Throughout her fellowship, Jablonowski feels, she has had great opportunities to broaden her perspectives on research and discover new ideas in her field. “We get the big picture here since we have so many disciplines in house,” she says. “Whenever you have a question, you can go and see people in chemistry, physics, or mathematics, and they’re usually very open to this.” But while atmospheric science is indeed multidisciplinary, it is important, Jablonowski says, to have a strong home discipline and not try to be a part-time specialist in many different fields. “It’s very fashionable to say that you do very good interdisciplinary work, but it does you no good if you don’t have a very good foundation.”
Jablonowski’s time at Boulder has focused her research and helped her figure out where she can make a contribution. She is looking forward to starting a new position as assistant professor at the University of Michigan next September.
For David Baker, a former ASP fellow who has gone on to become a Visiting Scientist at NCAR, the program provided key career-survival skills. For him, the flexibility of collaborating with different research teams prepared him for many aspects of his work, but especially for grant writing and the world of competitive funding. While in the final months of his postdoc, Baker wrote a proposal that was funded by the National Oceanic and Atmospheric Administration (NOAA). Three years later, that grant continues to support him in his current position, from which he develops software to model global carbon cycles. “Without such collaborative projects to work on, I think it would have been quite difficult to proceed to the next step of developing an on-going research program,” he says. Although he is still looking for a tenure-track position, he has seen many of his postdoc colleagues go on to permanent jobs, including jobs at NCAR.

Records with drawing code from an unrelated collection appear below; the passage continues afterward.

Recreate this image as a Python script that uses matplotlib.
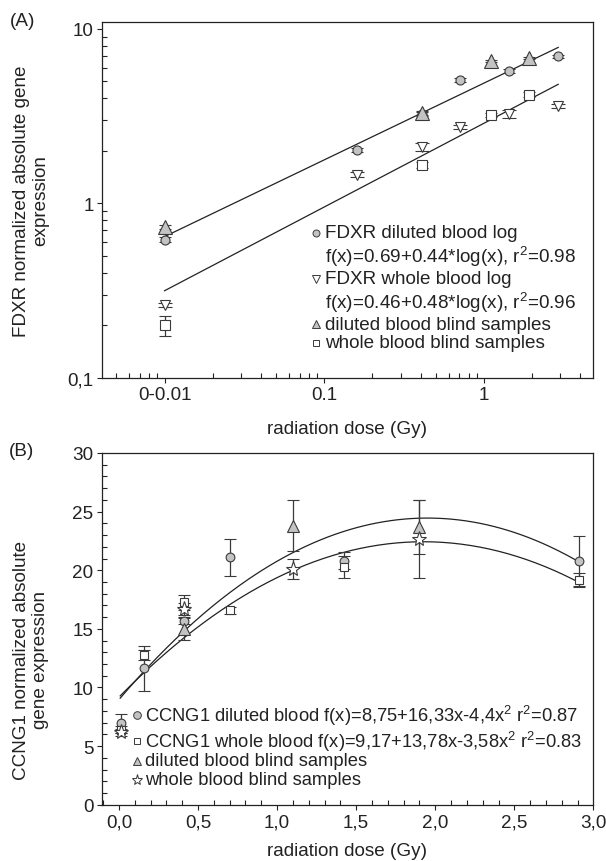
import numpy as np
import matplotlib.pyplot as plt
from matplotlib.ticker import LogLocator, MultipleLocator, NullFormatter

plt.rcParams['font.family'] = ['Liberation Sans', 'DejaVu Sans']
plt.rcParams['font.size'] = 13.6
plt.rcParams['mathtext.fontset'] = 'custom'
plt.rcParams['mathtext.rm'] = 'Liberation Sans'
plt.rcParams['mathtext.it'] = 'Liberation Sans:italic'

# ---- panel A : FDXR (log-log) ----
dose_a = [0.01, 0.16, 0.41, 0.71, 1.43, 2.9]
fdxr_dil = [0.62, 2.03, 3.26, 5.1, 5.77, 6.97]
fdxr_dil_err = [0.02, 0.06, 0.08, 0.15, 0.15, 0.15]
fdxr_whole = [0.262, 1.46, 2.10, 2.75, 3.26, 3.63]
fdxr_whole_err = [0.008, 0.05, 0.11, 0.08, 0.17, 0.1]

blind_a = [0.01, 0.41, 1.1, 1.92]
fdxr_dil_blind = [0.73, 3.30, 6.57, 6.83]
fdxr_dil_blind_err = [0.02, 0.1, 0.1, 0.1]
fdxr_whole_blind = [0.201, 1.66, 3.21, 4.21]
fdxr_whole_blind_err = [0.026, 0.06, 0.1, 0.15]

fit_a_dil = (0.69, 0.44)     # log10(y) = a + b*log10(x)
fit_a_whole = (0.46, 0.48)

# ---- panel B : CCNG1 (linear) ----
dose_b = [0.01, 0.16, 0.41, 0.70, 1.42, 2.91]
ccng_dil = [6.95, 11.64, 15.7, 21.1, 20.82, 20.76]
ccng_dil_err = [0.8, 1.91, 0.3, 1.55, 0.71, 2.2]
ccng_whole = [6.4, 12.77, 17.27, 16.6, 20.26, 19.19]
ccng_whole_err = [0.3, 0.43, 0.63, 0.3, 0.92, 0.57]

tri_dose_b = [0.41, 1.1, 1.9]
ccng_dil_blind = [15.0, 23.8, 23.72]
ccng_dil_blind_err = [0.92, 2.2, 2.3]
star_dose_b = [0.01, 0.41, 1.1, 1.9]
ccng_whole_blind = [6.18, 16.7, 20.1, 22.67]
ccng_whole_blind_err = [0.3, 0.5, 0.85, 3.3]

fit_b_dil = (8.96, 15.88, -4.07)
fit_b_whole = (9.17, 13.78, -3.58)

W, H = 606, 862
GREY = '#c3c3c3'
EDGE = '#3a3a3a'
INK = '#222222'


def fx(x):
    return x / W


def fy(y):
    return 1 - y / H


fig = plt.figure(figsize=(W / 100, H / 100), dpi=100)
axA = fig.add_axes([fx(102), fy(379), (593.4 - 102) / W, (379 - 22.7) / H])
axB = fig.add_axes([fx(102), fy(805.7), (593.4 - 102) / W, (805.7 - 454) / H])


def pts(ax, x, y, err, marker, ms, fc, cap=4.5):
    ax.errorbar(x, y, yerr=err, fmt=marker, ms=ms, mfc=fc, mec=EDGE, mew=0.8,
                ecolor=EDGE, elinewidth=0.9, capsize=cap, capthick=0.9, zorder=3)


def style(ax):
    for s in ax.spines.values():
        s.set_linewidth(0.9)
        s.set_color(INK)
    ax.tick_params(which='major', direction='out', length=3.6, width=0.8, pad=2.5,
                   top=False, right=False, colors=INK)
    ax.tick_params(which='minor', direction='in', length=3.6, width=0.8,
                   top=False, right=False, colors=INK)


# panel A
xx = np.geomspace(0.01, 2.91, 50)
for a, b in (fit_a_dil, fit_a_whole):
    axA.plot(xx, 10 ** (a + b * np.log10(xx)), color=INK, lw=0.9, zorder=1)
pts(axA, dose_a, fdxr_dil, fdxr_dil_err, 'o', 6.5, GREY)
pts(axA, dose_a, fdxr_whole, fdxr_whole_err, 'v', 7.2, 'white', 5)
pts(axA, blind_a, fdxr_dil_blind, fdxr_dil_blind_err, '^', 9.8, GREY)
pts(axA, blind_a, fdxr_whole_blind, fdxr_whole_blind_err, 's', 7.0, 'white')

axA.set_xscale('log')
axA.set_yscale('log')
axA.set_xlim(0.00406, 4.83)
axA.set_ylim(0.1, 11.0)
axA.set_xticks([0.01, 0.1, 1], ['0-0.01', '0.1', '1'])
axA.set_yticks([0.1, 1, 10], ['0,1', '1', '10'])
axA.xaxis.set_minor_locator(LogLocator(base=10, subs=np.arange(2, 10)))
axA.yaxis.set_minor_locator(LogLocator(base=10, subs=np.arange(2, 10)))
axA.xaxis.set_minor_formatter(NullFormatter())
axA.yaxis.set_minor_formatter(NullFormatter())
style(axA)

# panel B
xb = np.linspace(0.008, 2.91, 200)
for c0, c1, c2 in (fit_b_dil, fit_b_whole):
    axB.plot(xb, c0 + c1 * xb + c2 * xb ** 2, color=INK, lw=0.9, zorder=1)
pts(axB, dose_b, ccng_dil, ccng_dil_err, 'o', 6.3, GREY, 4.2)
pts(axB, dose_b, ccng_whole, ccng_whole_err, 's', 6.0, 'white', 4.2)
pts(axB, tri_dose_b, ccng_dil_blind, ccng_dil_blind_err, '^', 8.8, GREY, 4.2)
pts(axB, star_dose_b, ccng_whole_blind, ccng_whole_blind_err, '*', 11.0, 'white', 4.2)

axB.set_xlim(-0.107, 3.0)
axB.set_ylim(0, 30)
axB.set_xticks(np.arange(0, 3.01, 0.5), ['0,0', '0,5', '1,0', '1,5', '2,0', '2,5', '3,0'])
axB.set_yticks(np.arange(0, 31, 5))
axB.xaxis.set_minor_locator(MultipleLocator(0.1))
axB.yaxis.set_minor_locator(MultipleLocator(1))
style(axB)

# axis titles
fig.text(fx(31), fy(200.8), 'FDXR normalized absolute gene\nexpression', rotation=90,
         ha='center', va='center', multialignment='center', color=INK)
fig.text(fx(31), fy(660), 'CCNG1 normalized absolute\ngene expression', rotation=90,
         ha='center', va='center', multialignment='center', color=INK)
fig.text(fx(347), fy(429), 'radiation dose (Gy)', ha='center', va='center', color=INK)
fig.text(fx(347), fy(852), 'radiation dose (Gy)', ha='center', va='center', color=INK)
fig.text(fx(23), fy(21), '(A)', ha='center', va='center', color=INK)
fig.text(fx(22), fy(452), '(B)', ha='center', va='center', color=INK)

# legend A (hand placed)
leg_a = [
    ('o', GREY, 5.0, 'FDXR diluted blood log', 234),
    (None, None, 0, 'f(x)=0.69+0.44*log(x), r$^2$=0.98', 257),
    ('v', 'white', 5.5, 'FDXR whole blood log', 280),
    (None, None, 0, 'f(x)=0.46+0.48*log(x), r$^2$=0.96', 303),
    ('^', GREY, 6.0, 'diluted blood blind samples', 325),
    ('s', 'white', 4.8, 'whole blood blind samples', 344),
]
for m, fc, ms, label, y in leg_a:
    if m:
        axA.plot([fx(316)], [fy(y)], m, ms=ms, mfc=fc, mec=EDGE, mew=0.7,
                 transform=fig.transFigure, clip_on=False)
    fig.text(fx(325), fy(y), label, ha='left', va='center', color=INK)

# legend B
leg_b = [
    ('o', GREY, 5.5, 'CCNG1 diluted blood f(x)=8,75+16,33x-4,4x$^2$ r$^2$=0.87', 716),
    ('s', 'white', 5.0, 'CCNG1 whole blood f(x)=9,17+13,78x-3,58x$^2$ r$^2$=0.83', 741.7),
    ('^', GREY, 6.0, 'diluted blood blind samples', 761.7),
    ('*', 'white', 8.0, 'whole blood blind samples', 781),
]
for m, fc, ms, label, y in leg_b:
    axB.plot([fx(137)], [fy(y)], m, ms=ms, mfc=fc, mec=EDGE, mew=0.7,
             transform=fig.transFigure, clip_on=False)
    fig.text(fx(145), fy(y), label, ha='left', va='center', color=INK, fontsize=13.2)

fig.savefig('out.png', dpi=100)
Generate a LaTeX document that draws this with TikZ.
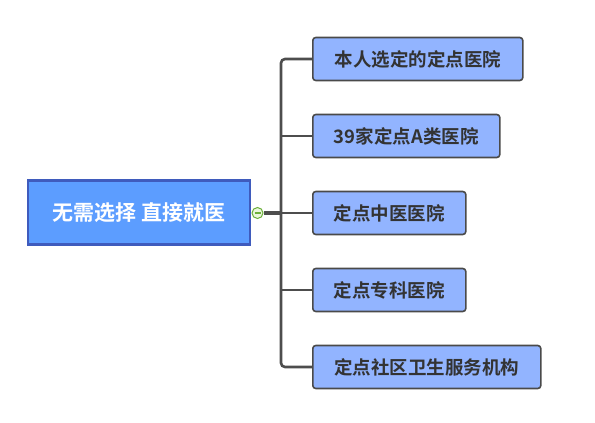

What’s his advice for others looking for a career at NCAR? Be realistic in planning research projects and choose something that can be published quickly. “Our advancement really is dictated by our publication record, and, as this often ends up being as much a matter of quantity as quality, it really is important to break one's research up into nicely publishable bits.” Be aware of all the sub-fields NCAR has specialized in and where they are getting constant funding. (Both Killeen and Hagan pointed to solar physics and space weather as up-and-coming fields.) Otherwise, he says, chances of being hired to a tenure-track position are likely to be slim.
Base funding for NCAR--from NSF --is $80 million per year, but is augmented by NOAA, the National Aeronautics and Space Administration, the Environmental Protection Agency, and the Federal Aviation Administration, so that NCAR's funding reaches $120 million annually. Federal support for NCAR has declined in 2004 by 2%, but this decline has been offset by growth in other funding areas and is expected to do the same in 2006. “Each year we do a detailed priority-driven budget analysis and tune the program accordingly, always paying close attention to the NSF merit review criteria and our basic mission,” Killeen says, “So, while the upward curve has flattened, it has not turned downward.”
Killeen does admit that there is a perceptible decline in government work in atmospheric sciences in the last few years, but he sees more and more job opportunities beginning to appear in academia and the private sector. Still, plenty of good opportunities remain at NCAR and other government facilities and--given the importance of this science to humanity--opportunities are likely to remain at least stable in the coming years.
“I think that this makes it at least as important as the life sciences; it’s interdisciplinary, it’s challenging, and it’s global in scope and nature,” he says. “We are on the leading edge of something that’s going to grow in importance in this century.”